My Little Princess
France, 2011
De Eva Ionesco
Scénario : Marc Cholodenko, Eva Ionesco, Philippe Le Guay
Avec : Isabelle Huppert
Photo : Jeanne Lapoirie
Durée : 1h45
Sortie : 29/06/2011
Hannah et Violetta forment un couple hors du commun : mère insaisissable et fillette en quête d'amour maternel, artiste fantasque et modèle malgré elle. Lorsqu’Hannah demande à sa fille si elle veut être son modèle, tout bascule dans la vie de Violetta qui vivait avec sa grand-mère.
C'EST DE L'ART, CONNASSE
Le premier long métrage d’Eva Ionesco a attiré le buzz dès sa présentation à la Semaine de la critique à Cannes. Récit autobiographique d’un passé à priori sulfureux et tabou, touchant des personnalités réelles (et encore vivantes) du milieu intellectuel et artistique français. Il y avait effectivement de quoi faire parler et générer beaucoup d’articles. Mais derrière le sujet-choc, qu’en est-il du film en lui-même? Il commence tout d’abord de manière un peu bancale. My Little Princess semble souffrir d’une volonté de recréer certains souvenirs inévitables (la scène où la mère déshabille sa fille en pleine cour d’école, les bons mots sortis en soirée pour se faire remarquer…), enchainant les passages obligés au détriment d’une fluidité globale, mais aussi détriment du réalisme psychologique (le passage de la petite héroïne du statut de jeune muse à celle de victime incestueuse se fait abruptement, sans explication ni transition). Mais ce non-respect du réalisme, même s’il ne paraît pas toujours très assuré ou volontaire, est précisément ce qui fait décoller le film.
Eva Ionesco cite parmi ces influences Mario Bava et les vieux films de vampire. S’il y a quelque chose du vampire dans My Little Princess, c’est autant dans cette figure de maman castratrice que dans le déploiement orgiaque de costumes et de perruques invraisemblables, sortis tout droit d’un luxueux coffre à jouets, de cet appartement mi-bordel mi-tombeau de reine, décor érotico-morbide cartoonesque et fantasmatique. Fort de cet éloignement progressif du réalisme, l’affrontement en huis-clos entre cette Joan Crawford blonde et cette Shirley Temple la bouche remplie à ras-bord d’injures vire peu à peu à la bouffonnerie la plus camp, quelque part entre Mommie Dearest et Baby Jane en moins grand guignol et hystérique.

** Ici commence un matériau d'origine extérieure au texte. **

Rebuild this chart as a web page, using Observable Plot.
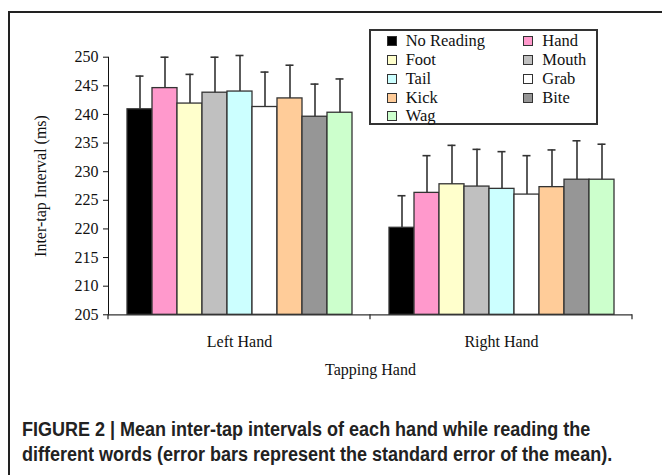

Chaque scène rejoue en boucle le même affrontement jusqu’à l’absurde, et à force d’insultes stériles et mises à mort symboliques, cette mère et cette fille qui passent leur temps à se crêper le chignon finissent par ressembler à un vieux couple de drag-queens usées, fatiguées de leur performance sans spectateurs.
My Little Princess pâtit sans doute d’un certains manque d’assurance dans sa réalisation, et semble parfois écrit à la va-vite, mais le film est littéralement transcendé par la performance d’Isabelle Huppert. Elle est une fois de plus géniale et surprenante en maman ogresse blonde platine, mi-Veronica Lake mi-Elisabeth Bathory. Tout d’abord grâce à ses qualités évidentes d’actrices machine de guerre, d’autant plus flagrantes ici que le casting mélange pros et amateurs (dans les premières scènes où s’affrontent la mère, la fille et la grand-mère, personne n’a l’air de jouer dans le même film), mais surtout en apportant au personnage d’indispensables nuances (cette mère parait au final plus inconsciente que cruelle). Son jeu symbolise bien ce mélange de réalisme et de merveilleux kitch qui rend le film aussi surprenant, et au final convaincant. Rien que pour elle, My Little Princess est à voir.